Эл. почта: dryabov@hse.ru. ORCID 0000-0003-3607-3618.

Колпакова Маргарита Максимовна
Эл. почта: mmkolpakova@edu.hse.ru. ORCID 0009-0008-2748-7011.

НИУ ВШЭ Санкт-­Петербург, департамент политологии и международных отношений, наб. к. Грибоедова, 123, г. Санкт-­Петербург, 190068, Россия

Аннотация. Субъективация в геополитичесом дискуре обычно рассматривается как практика создания субъекта в результате навязывания и усвоения субъектной роли индивидом. Такому субъекту необходимо постоянно проявлять инициативу, принимать решения, и быть самостоятельным. В качестве основных сред субъективации анализируют кино, литературу, видеоигры. При этом настольные игры, в частности военные, часто остаются за рамками анализа. Детские военные игры являются также одним из источников “одомашнивания” геополитики, за счет соединения в игре детей и элементов и отношений, ассоциируемых с геополитикой, что приводит к смешению домашнего и геополитического пространств. Такое соединение в целое частей, которые не находятся друг с другом в иерархических отношениях, можно назвать “сборкой”. Основываясь на теории политического дискурса Эрнесто Лаклау и дискурсивно-­материальном подходе Нико Карпентьера, мы провели анализ современных российских детских настольных военных игр “Битвы Fantasy”, “Бронепехота”, “Zverobots Battle”, “Robogear”. В играх используются несколько видов текста. Это буклеты, объясняющие игрокам правила воображаемого пространства игры, игровые механики и “флафф”, тексты на внутриигровых объектах, таких как “карты магии” и надписи на упаковках, объясняющие, в совокупности, выигрышные стратегии и оговаривающие влияние удачи. Изображения как элемент сборки помогают визуализировать воображаемое пространство в игре и познакомить игрока как с игровыми концепциями: как выглядят окрашенные фигурки или ландшафт, или как выглядит игровой процесс. Наконец, материальными объектами в игре выступают фигурки солдатиков, оружие и военная техника и ландшафт.

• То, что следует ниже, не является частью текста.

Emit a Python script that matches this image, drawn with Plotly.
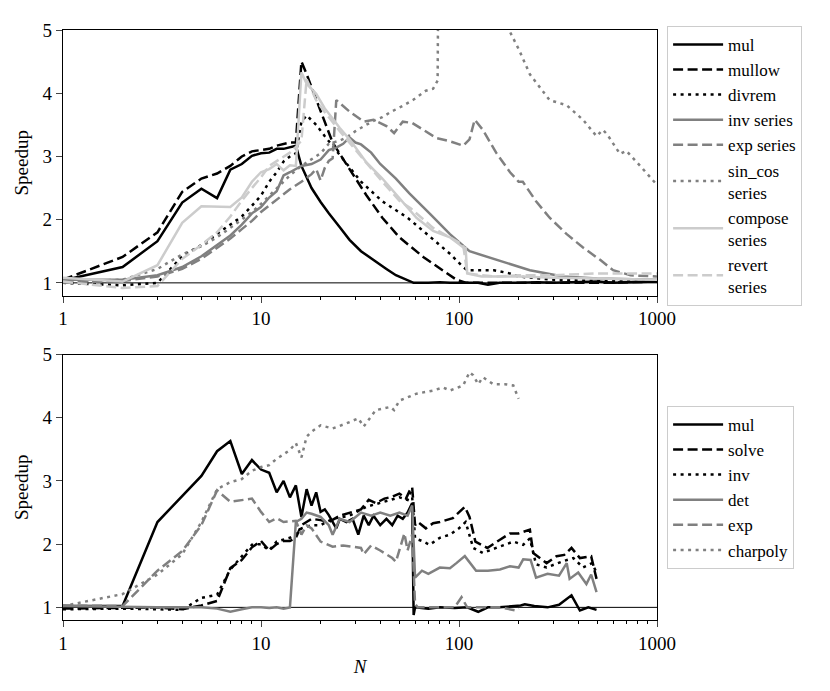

Эти части, во взаимодействии с игроком, как привилегированным элементом сборки, и производят субъекта геополитического дискурса.

Ключевые слова: политический дискурс, дискурсивно-­материальный анализ, «одомашнивание» геополитики, критическая геополитика, сборка.

Для цитирования: Рябов Д. О., Колпакова М. М. «Одомашнивание» геополитики современных российских детских настольных военных играх. Южно-российский журнал социальных наук. 2024. Т. 25. № 4. С. 80–91.

***

Игры становятся все больше связаны с геополитикой на протяжении последних двух веков. Если в середине XIX в. прусским офицерам приходилось десятилетиями доказывать королевской семье, что настольные игры могут быть полезными при военном обучении, то сейчас военные игры и симуляции происходят постоянно. Наверное, одной из самых известных военных игр являлась симуляция ядерной вой­ны «Гордый пророк», проведенная Томасом Шеллингом для администрации Рональда Рейгана в 1983 г. Одной из проблем, стоящих перед военными играми, является их «одомашнивание», при котором вой­на нормализуется за счет стирания границы между пространством дома и пространством вой­ны. Детская игра с солдатиками, как предполагают исследователи, является одним из видом такого «одомашнивания» вой­ны. Поэтому изучение настольных игр на военную тематику, в которые играют дети, является релевантной темой.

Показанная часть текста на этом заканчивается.